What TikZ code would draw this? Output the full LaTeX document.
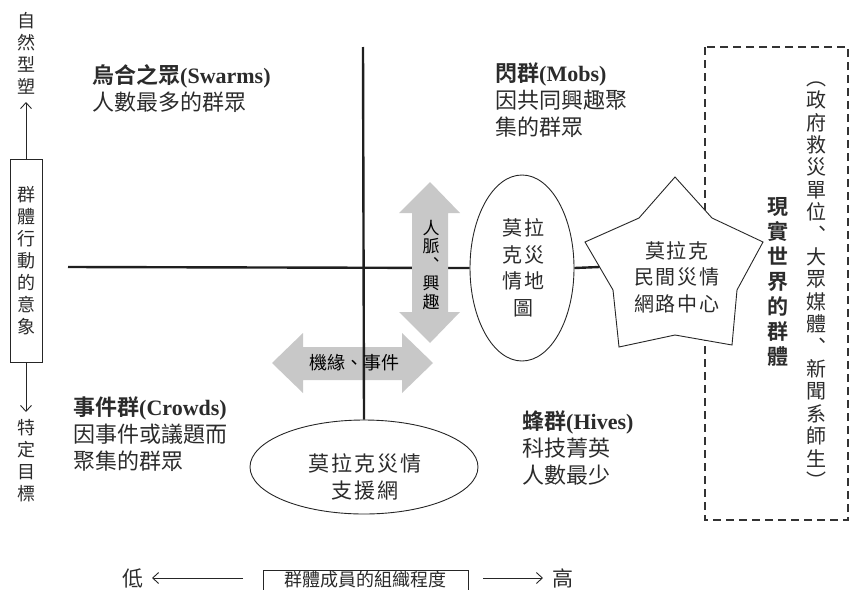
\documentclass[tikz,border=0pt]{standalone}
\usepackage{fontspec}
\setmainfont{Liberation Serif}
\newfontfamily\cjk{Noto Sans CJK TC}
\newfontfamily\cjkb{Noto Sans CJK TC Bold}
\newfontfamily\cjksp[LetterSpace=10]{Noto Sans CJK TC}
\usetikzlibrary{arrows.meta,shapes.geometric}
\definecolor{ink}{HTML}{2B2B2B}
\definecolor{arrowgray}{HTML}{C8C8C8}
\begin{document}
\begin{tikzpicture}[x=1pt,y=-1pt,
  head/.style={inner sep=0pt, text=ink, align=left, anchor=west, font=\fontsize{22}{27}\selectfont},
  vtxt/.style={inner sep=0pt, text=ink, align=center, font=\cjk\fontsize{18}{22}\selectfont},
  axisline/.style={line width=2.4pt, draw=black!88},
  thinline/.style={line width=0.9pt, draw=black!85},
  sarrow/.style={-{Straight Barb[length=6pt,width=11pt]}, line width=0.9pt, draw=black!85},
  grayarrow/.style={fill=arrowgray, draw=none},
  midtxt/.style={inner sep=0pt, text=ink, align=center, font=\cjksp\fontsize{20}{26.5}\selectfont}]
\useasboundingbox (0,0) rectangle (853,589);

% quadrant labels
\node[head] (swarms) at (92,88.5) {{\cjkb 烏合之眾}\textbf{(Swarms)}\\{\cjk 人數最多的群眾}};
\node[head] (mobs) at (495,100) {{\cjkb 閃群}\textbf{(Mobs)}\\{\cjk 因共同興趣聚}\\{\cjk 集的群眾}};
\node[head] (crowds) at (73,434.5) {{\cjkb 事件群}\textbf{(Crowds)}\\{\cjk 因事件或議題而}\\{\cjk 聚集的群眾}};
\node[head] (hives) at (522,448.5) {{\cjkb 蜂群}\textbf{(Hives)}\\{\cjk 科技菁英}\\{\cjk 人數最少}};

% left vertical scale
\node[vtxt] (nat) at (26,53) {自\\然\\型\\塑};
\node[vtxt, draw=black!85, line width=0.9pt, minimum width=32pt, minimum height=203pt] (imgbox) at (26,260.5) {群\\體\\行\\動\\的\\意\\象};
\node[vtxt] (tgt) at (26,461) {特\\定\\目\\標};
\coordinate (upTip) at (26,102);
\coordinate (dnTip) at (26,412);
\draw[sarrow] (imgbox.north) -- (upTip);
\draw[sarrow] (imgbox.south) -- (dnTip);

% bottom scale
\node[inner sep=0pt, text=ink, font=\cjk\fontsize{21}{24}\selectfont] (low) at (133,578) {低};
\node[inner sep=0pt, text=ink, font=\cjk\fontsize{21}{24}\selectfont] (high) at (563,578) {高};
\node[draw=black!85, line width=0.9pt, minimum width=205pt, minimum height=40pt, inner sep=0pt] (orgbox) at (365.5,590) {};
\node[inner sep=0pt, text=ink, font=\cjk\fontsize{18}{22}\selectfont] (orgtxt) at (365.5,580) {群體成員的組織程度};
\coordinate (lA) at (243,578);
\coordinate (lTip) at (152,578);
\coordinate (rA) at (483,578);
\coordinate (rTip) at (543,578);
\draw[sarrow] (lA) -- (lTip);
\draw[sarrow] (rA) -- (rTip);

% dashed real-world box
\draw[line width=1.5pt, draw=black!80, dash pattern=on 8pt off 5pt] (705,47) rectangle (848,520);
\node[inner sep=0pt, text=ink, align=center, font=\cjkb\fontsize{21}{25}\selectfont] (real) at (778,282) {現\\實\\世\\界\\的\\群\\體};
\node[inner sep=0pt, text=ink, align=center, font=\cjk\fontsize{20}{22.4}\selectfont] (realsub) at (816,285) {︵\\政\\府\\救\\災\\單\\位\\︑\\大\\眾\\媒\\體\\︑\\新\\聞\\系\\師\\生\\︶};

% ellipses
\node[ellipse, draw=black!85, line width=0.9pt, minimum width=104pt, minimum height=186pt, inner sep=0pt] (mapE) at (522,268) {};
\node[midtxt] (mapT) at (523,268) {莫拉\\克災\\情地\\圖};
\node[ellipse, draw=black!85, line width=0.9pt, minimum width=228pt, minimum height=94pt, inner sep=0pt] (netE) at (364,467) {};
\node[midtxt, font=\cjksp\fontsize{21}{27}\selectfont] (netT) at (365,477) {莫拉克災情\\支援網};

% star
\filldraw[fill=white, draw=black!85, line width=0.9pt]
  (675,177) -- (712,218) -- (763,242) -- (737,290) -- (732,345) -- (675,335)
  -- (619,347) -- (613,290) -- (585,242) -- (639,218) -- cycle;
\node[midtxt] (starT) at (677,277) {莫拉克\\民間災情\\網路中心};
\coordinate (starL) at (599.6,267);

% horizontal axis
\coordinate (hStart) at (68,267);
\draw[axisline] (hStart) -- (mapE.west);
\draw[axisline] (mapE.east) -- (starL);

% gray double arrows
\fill[grayarrow] (430,182) -- (460,213) -- (448,213) -- (448,312) -- (460,312) -- (430,343)
  -- (399,312) -- (412,312) -- (412,213) -- (399,213) -- cycle;
\node[inner sep=0pt, text=black, align=center, font=\cjk\fontsize{17}{18.5}\selectfont] (vaT) at (431,265) {人\\脈\\︑\\興\\趣};
\fill[grayarrow] (272,363) -- (303,333) -- (303,347) -- (402,347) -- (402,333) -- (433,363)
  -- (402,393) -- (402,380) -- (303,380) -- (303,393) -- cycle;

% vertical axis
\coordinate (vStart) at (363,47);
\draw[axisline] (vStart) -- (netE.north);
\node[inner sep=0pt, text=black, font=\cjk\fontsize{18}{22}\selectfont] (haT) at (354,363) {機緣、事件};
\end{tikzpicture}
\end{document}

----------

## Given problem
Write out each line of the listing above, exactly, from its first line to the line holding "(0,0) rectangle (853,589);", inclusive. Skip the pictures.

## Expected output
What TikZ code would draw this? Output the full LaTeX document.
\documentclass[tikz,border=0pt]{standalone}
\usepackage{fontspec}
\setmainfont{Liberation Serif}
\newfontfamily\cjk{Noto Sans CJK TC}
\newfontfamily\cjkb{Noto Sans CJK TC Bold}
\newfontfamily\cjksp[LetterSpace=10]{Noto Sans CJK TC}
\usetikzlibrary{arrows.meta,shapes.geometric}
\definecolor{ink}{HTML}{2B2B2B}
\definecolor{arrowgray}{HTML}{C8C8C8}
\begin{document}
\begin{tikzpicture}[x=1pt,y=-1pt,
  head/.style={inner sep=0pt, text=ink, align=left, anchor=west, font=\fontsize{22}{27}\selectfont},
  vtxt/.style={inner sep=0pt, text=ink, align=center, font=\cjk\fontsize{18}{22}\selectfont},
  axisline/.style={line width=2.4pt, draw=black!88},
  thinline/.style={line width=0.9pt, draw=black!85},
  sarrow/.style={-{Straight Barb[length=6pt,width=11pt]}, line width=0.9pt, draw=black!85},
  grayarrow/.style={fill=arrowgray, draw=none},
  midtxt/.style={inner sep=0pt, text=ink, align=center, font=\cjksp\fontsize{20}{26.5}\selectfont}]
\useasboundingbox (0,0) rectangle (853,589);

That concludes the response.